(AIM OF THE TASK) Copy out the listing that follows, exactly, without its pictures.

(DATASET SECTION)
_ _ _ _ _

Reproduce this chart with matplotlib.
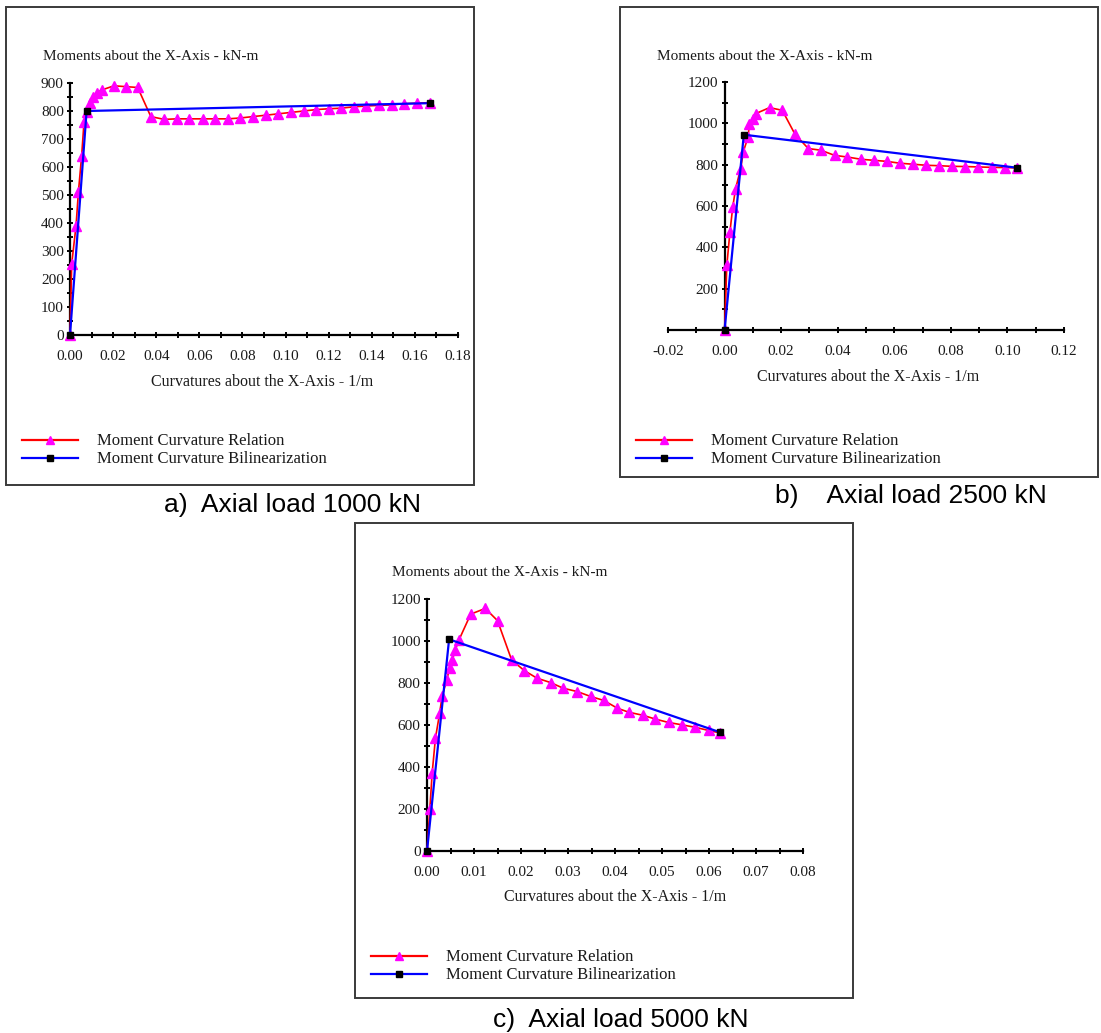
import matplotlib
matplotlib.use("Agg")
import matplotlib.pyplot as plt
from matplotlib.lines import Line2D
from matplotlib.patches import Rectangle
from matplotlib.ticker import MultipleLocator, FormatStrFormatter

# ---- data ----
# a) axial load 1000 kN
curv_a = [0.0, 0.0008, 0.0028, 0.0039, 0.0054, 0.0065, 0.0077, 0.0093, 0.0108, 0.0124,
          0.0147, 0.0204, 0.0259, 0.0314, 0.0375, 0.0437, 0.0495, 0.0554, 0.0615, 0.0673,
          0.0732, 0.0790, 0.0848, 0.0909, 0.0967, 0.1026, 0.1084, 0.1141, 0.1200, 0.1257,
          0.1316, 0.1375, 0.1432, 0.1494, 0.1550, 0.1610, 0.1672]
mom_a = [0, 255, 390, 510, 640, 760, 795, 830, 850, 865,
         875, 890, 887, 884, 780, 770, 772, 772, 772, 772,
         772, 775, 780, 785, 790, 795, 800, 805, 808, 810,
         815, 818, 820, 822, 826, 828, 830]
bil_curv_a = [0.0, 0.0077, 0.1672]
bil_mom_a = [0, 800, 828]

# b) axial load 2500 kN
curv_b = [0.0, 0.0008, 0.0019, 0.0029, 0.0039, 0.0057, 0.0066, 0.0083, 0.0088, 0.0100,
          0.0110, 0.0159, 0.0204, 0.0249, 0.0296, 0.0340, 0.0389, 0.0434, 0.0483, 0.0528,
          0.0573, 0.0620, 0.0667, 0.0713, 0.0758, 0.0803, 0.0850, 0.0897, 0.0944, 0.0992,
          0.1035]
mom_b = [0, 314, 475, 596, 684, 781, 861, 934, 998, 1022,
         1047, 1076, 1063, 947, 878, 870, 845, 837, 826, 821,
         816, 807, 802, 797, 795, 792, 791, 789, 787, 786,
         784]
bil_curv_b = [0.0, 0.0068, 0.1035]
bil_mom_b = [0, 945, 785]

# c) axial load 5000 kN
curv_c = [0.0, 0.0006, 0.0011, 0.0018, 0.0027, 0.0032, 0.0042, 0.0048, 0.0054, 0.0060,
          0.0068, 0.0093, 0.0124, 0.0150, 0.0180, 0.0207, 0.0234, 0.0263, 0.0290, 0.0320,
          0.0348, 0.0376, 0.0405, 0.0429, 0.0460, 0.0486, 0.0514, 0.0542, 0.0571, 0.0599,
          0.0624]
mom_c = [0, 198, 372, 538, 657, 736, 815, 870, 910, 957,
         1005, 1128, 1155, 1097, 910, 859, 823, 802, 775, 759,
         736, 717, 680, 661, 646, 628, 612, 601, 589, 574,
         562]
bil_curv_c = [0.0, 0.0047, 0.0624]
bil_mom_c = [0, 1008, 565]

captions = ["a)  Axial load 1000 kN", "b)    Axial load 2500 kN", "c)  Axial load 5000 kN"]
title_txt = "Moments about the X-Axis - kN-m"
xlabel_txt = "Curvatures about the X-Axis - 1/m"
leg_labels = ["Moment Curvature Relation", "Moment Curvature Bilinearization"]

SERIF = "Liberation Serif"
SANS = "Liberation Sans"
W, H = 1101, 1033

fig = plt.figure(figsize=(W / 100, H / 100), dpi=100)


def fx(x):
    return x / W


def fy(y):
    return 1 - y / H


def make_panel(box, ax_px, xlim, ylim, xmaj, xmin, ymaj, ymin, yfirst,
               curv, mom, bcurv, bmom, xlab_pos, caption, cap_pos):
    # frame around the panel
    bx0, by0, bx1, by1 = box
    fig.add_artist(Rectangle((fx(bx0), fy(by1)), fx(bx1 - bx0), (by1 - by0) / H,
                             transform=fig.transFigure, fill=False,
                             edgecolor="#3a3a3a", lw=1.4))
    x0, x1, ytop, ybot = ax_px
    ax = fig.add_axes([fx(x0), fy(ybot), fx(x1 - x0), (ybot - ytop) / H])
    ax.set_xlim(*xlim)
    ax.set_ylim(*ylim)
    ax.patch.set_alpha(0)
    for s in ["top", "right"]:
        ax.spines[s].set_visible(False)
    ax.spines["left"].set_position(("data", 0))
    ax.spines["bottom"].set_position(("data", 0))
    for s in ["left", "bottom"]:
        ax.spines[s].set_linewidth(1.6)
    ax.xaxis.set_major_locator(MultipleLocator(xmaj))
    ax.xaxis.set_minor_locator(MultipleLocator(xmin))
    ax.yaxis.set_major_locator(MultipleLocator(ymaj))
    ax.yaxis.set_minor_locator(MultipleLocator(ymin))
    ax.xaxis.set_major_formatter(FormatStrFormatter("%.2f"))
    ax.set_yticks([v for v in range(yfirst, ylim[1] + 1, ymaj)])
    ax.tick_params(which="both", direction="inout", length=5, width=1.4, color="black")
    ax.tick_params(axis="both", labelsize=11, labelcolor="#1a1a1a")
    ax.tick_params(axis="x", pad=8)
    ax.tick_params(axis="y", pad=2)
    for lab in ax.get_xticklabels() + ax.get_yticklabels():
        lab.set_fontfamily(SERIF)

    ax.plot(curv, mom, color="red", lw=1.2, marker="^", ms=6.5,
            mfc="magenta", mec="magenta", clip_on=False, zorder=3)
    ax.plot(bcurv, bmom, color="blue", lw=1.6, marker="s", ms=4.5,
            mfc="black", mec="black", clip_on=False, zorder=4)

    fig.text(fx(bx0 + 37), fy(by0 + 49), title_txt, family=SERIF, fontsize=11,
             color="#1a1a1a", va="center", ha="left")
    fig.text(fx(xlab_pos[0]), fy(xlab_pos[1]), xlabel_txt, family=SERIF, fontsize=11.5,
             color="#1a1a1a", va="center", ha="center")

    # legend drawn by hand to sit exactly like the original
    lx0, lx1 = bx0 + 16, bx0 + 72
    for i, (col, mk, mc) in enumerate([("red", "^", "magenta"), ("blue", "s", "black")]):
        yy = by0 + 433 + 18 * i
        fig.add_artist(Line2D([fx(lx0), fx(lx1)], [fy(yy), fy(yy)], color=col,
                              lw=1.6, transform=fig.transFigure))
        fig.add_artist(Line2D([fx((lx0 + lx1) / 2)], [fy(yy)], marker=mk,
                              ms=6 if mk == "^" else 4.5, mfc=mc, mec=mc,
                              transform=fig.transFigure))
        fig.text(fx(bx0 + 91), fy(yy + 1), leg_labels[i], family=SERIF, fontsize=12,
                 color="#1a1a1a", va="center", ha="left")

    fig.text(fx(cap_pos[0]), fy(cap_pos[1]), caption, family=SANS, fontsize=19,
             color="black", va="center", ha="center")
    return ax


make_panel((6, 7, 474, 485), (70, 458, 83, 335), (0, 0.18), (0, 900),
           0.02, 0.01, 100, 50, 0,
           curv_a, mom_a, bil_curv_a, bil_mom_a, (262, 382), captions[0], (293, 505))
make_panel((620, 7, 1098, 477), (668, 1064, 82, 330), (-0.02, 0.12), (0, 1200),
           0.02, 0.01, 200, 100, 200,
           curv_b, mom_b, bil_curv_b, bil_mom_b, (868, 377), captions[1], (911, 496))
make_panel((355, 523, 853, 998), (427, 803, 599, 851), (0, 0.08), (0, 1200),
           0.01, 0.005, 200, 100, 0,
           curv_c, mom_c, bil_curv_c, bil_mom_c, (615, 897), captions[2], (621, 1020))

fig.savefig("out.png", dpi=100, facecolor="white")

_ _ _ _ _

(OUTPUT BELOW)
Reproduce this chart with matplotlib.
import matplotlib
matplotlib.use("Agg")
import matplotlib.pyplot as plt
from matplotlib.lines import Line2D
from matplotlib.patches import Rectangle
from matplotlib.ticker import MultipleLocator, FormatStrFormatter

# ---- data ----
# a) axial load 1000 kN
curv_a = [0.0, 0.0008, 0.0028, 0.0039, 0.0054, 0.0065, 0.0077, 0.0093, 0.0108, 0.0124,
          0.0147, 0.0204, 0.0259, 0.0314, 0.0375, 0.0437, 0.0495, 0.0554, 0.0615, 0.0673,
          0.0732, 0.0790, 0.0848, 0.0909, 0.0967, 0.1026, 0.1084, 0.1141, 0.1200, 0.1257,
          0.1316, 0.1375, 0.1432, 0.1494, 0.1550, 0.1610, 0.1672]
mom_a = [0, 255, 390, 510, 640, 760, 795, 830, 850, 865,
         875, 890, 887, 884, 780, 770, 772, 772, 772, 772,
         772, 775, 780, 785, 790, 795, 800, 805, 808, 810,
         815, 818, 820, 822, 826, 828, 830]
bil_curv_a = [0.0, 0.0077, 0.1672]
bil_mom_a = [0, 800, 828]

# b) axial load 2500 kN
curv_b = [0.0, 0.0008, 0.0019, 0.0029, 0.0039, 0.0057, 0.0066, 0.0083, 0.0088, 0.0100,
          0.0110, 0.0159, 0.0204, 0.0249, 0.0296, 0.0340, 0.0389, 0.0434, 0.0483, 0.0528,
          0.0573, 0.0620, 0.0667, 0.0713, 0.0758, 0.0803, 0.0850, 0.0897, 0.0944, 0.0992,
          0.1035]
mom_b = [0, 314, 475, 596, 684, 781, 861, 934, 998, 1022,
         1047, 1076, 1063, 947, 878, 870, 845, 837, 826, 821,
         816, 807, 802, 797, 795, 792, 791, 789, 787, 786,
         784]
bil_curv_b = [0.0, 0.0068, 0.1035]
bil_mom_b = [0, 945, 785]

# c) axial load 5000 kN
curv_c = [0.0, 0.0006, 0.0011, 0.0018, 0.0027, 0.0032, 0.0042, 0.0048, 0.0054, 0.0060,
          0.0068, 0.0093, 0.0124, 0.0150, 0.0180, 0.0207, 0.0234, 0.0263, 0.0290, 0.0320,
          0.0348, 0.0376, 0.0405, 0.0429, 0.0460, 0.0486, 0.0514, 0.0542, 0.0571, 0.0599,
          0.0624]
mom_c = [0, 198, 372, 538, 657, 736, 815, 870, 910, 957,
         1005, 1128, 1155, 1097, 910, 859, 823, 802, 775, 759,
         736, 717, 680, 661, 646, 628, 612, 601, 589, 574,
         562]
bil_curv_c = [0.0, 0.0047, 0.0624]
bil_mom_c = [0, 1008, 565]

captions = ["a)  Axial load 1000 kN", "b)    Axial load 2500 kN", "c)  Axial load 5000 kN"]
title_txt = "Moments about the X-Axis - kN-m"
xlabel_txt = "Curvatures about the X-Axis - 1/m"
leg_labels = ["Moment Curvature Relation", "Moment Curvature Bilinearization"]

SERIF = "Liberation Serif"
SANS = "Liberation Sans"
W, H = 1101, 1033

fig = plt.figure(figsize=(W / 100, H / 100), dpi=100)


def fx(x):
    return x / W


def fy(y):
    return 1 - y / H


def make_panel(box, ax_px, xlim, ylim, xmaj, xmin, ymaj, ymin, yfirst,
               curv, mom, bcurv, bmom, xlab_pos, caption, cap_pos):
    # frame around the panel
    bx0, by0, bx1, by1 = box
    fig.add_artist(Rectangle((fx(bx0), fy(by1)), fx(bx1 - bx0), (by1 - by0) / H,
                             transform=fig.transFigure, fill=False,
                             edgecolor="#3a3a3a", lw=1.4))
    x0, x1, ytop, ybot = ax_px
    ax = fig.add_axes([fx(x0), fy(ybot), fx(x1 - x0), (ybot - ytop) / H])
    ax.set_xlim(*xlim)
    ax.set_ylim(*ylim)
    ax.patch.set_alpha(0)
    for s in ["top", "right"]:
        ax.spines[s].set_visible(False)
    ax.spines["left"].set_position(("data", 0))
    ax.spines["bottom"].set_position(("data", 0))
    for s in ["left", "bottom"]:
        ax.spines[s].set_linewidth(1.6)
    ax.xaxis.set_major_locator(MultipleLocator(xmaj))
    ax.xaxis.set_minor_locator(MultipleLocator(xmin))
    ax.yaxis.set_major_locator(MultipleLocator(ymaj))
    ax.yaxis.set_minor_locator(MultipleLocator(ymin))
    ax.xaxis.set_major_formatter(FormatStrFormatter("%.2f"))
    ax.set_yticks([v for v in range(yfirst, ylim[1] + 1, ymaj)])
    ax.tick_params(which="both", direction="inout", length=5, width=1.4, color="black")
    ax.tick_params(axis="both", labelsize=11, labelcolor="#1a1a1a")
    ax.tick_params(axis="x", pad=8)
    ax.tick_params(axis="y", pad=2)
    for lab in ax.get_xticklabels() + ax.get_yticklabels():
        lab.set_fontfamily(SERIF)

    ax.plot(curv, mom, color="red", lw=1.2, marker="^", ms=6.5,
            mfc="magenta", mec="magenta", clip_on=False, zorder=3)
    ax.plot(bcurv, bmom, color="blue", lw=1.6, marker="s", ms=4.5,
            mfc="black", mec="black", clip_on=False, zorder=4)

    fig.text(fx(bx0 + 37), fy(by0 + 49), title_txt, family=SERIF, fontsize=11,
             color="#1a1a1a", va="center", ha="left")
    fig.text(fx(xlab_pos[0]), fy(xlab_pos[1]), xlabel_txt, family=SERIF, fontsize=11.5,
             color="#1a1a1a", va="center", ha="center")

    # legend drawn by hand to sit exactly like the original
    lx0, lx1 = bx0 + 16, bx0 + 72
    for i, (col, mk, mc) in enumerate([("red", "^", "magenta"), ("blue", "s", "black")]):
        yy = by0 + 433 + 18 * i
        fig.add_artist(Line2D([fx(lx0), fx(lx1)], [fy(yy), fy(yy)], color=col,
                              lw=1.6, transform=fig.transFigure))
        fig.add_artist(Line2D([fx((lx0 + lx1) / 2)], [fy(yy)], marker=mk,
                              ms=6 if mk == "^" else 4.5, mfc=mc, mec=mc,
                              transform=fig.transFigure))
        fig.text(fx(bx0 + 91), fy(yy + 1), leg_labels[i], family=SERIF, fontsize=12,
                 color="#1a1a1a", va="center", ha="left")

    fig.text(fx(cap_pos[0]), fy(cap_pos[1]), caption, family=SANS, fontsize=19,
             color="black", va="center", ha="center")
    return ax


make_panel((6, 7, 474, 485), (70, 458, 83, 335), (0, 0.18), (0, 900),
           0.02, 0.01, 100, 50, 0,
           curv_a, mom_a, bil_curv_a, bil_mom_a, (262, 382), captions[0], (293, 505))
make_panel((620, 7, 1098, 477), (668, 1064, 82, 330), (-0.02, 0.12), (0, 1200),
           0.02, 0.01, 200, 100, 200,
           curv_b, mom_b, bil_curv_b, bil_mom_b, (868, 377), captions[1], (911, 496))
make_panel((355, 523, 853, 998), (427, 803, 599, 851), (0, 0.08), (0, 1200),
           0.01, 0.005, 200, 100, 0,
           curv_c, mom_c, bil_curv_c, bil_mom_c, (615, 897), captions[2], (621, 1020))

fig.savefig("out.png", dpi=100, facecolor="white")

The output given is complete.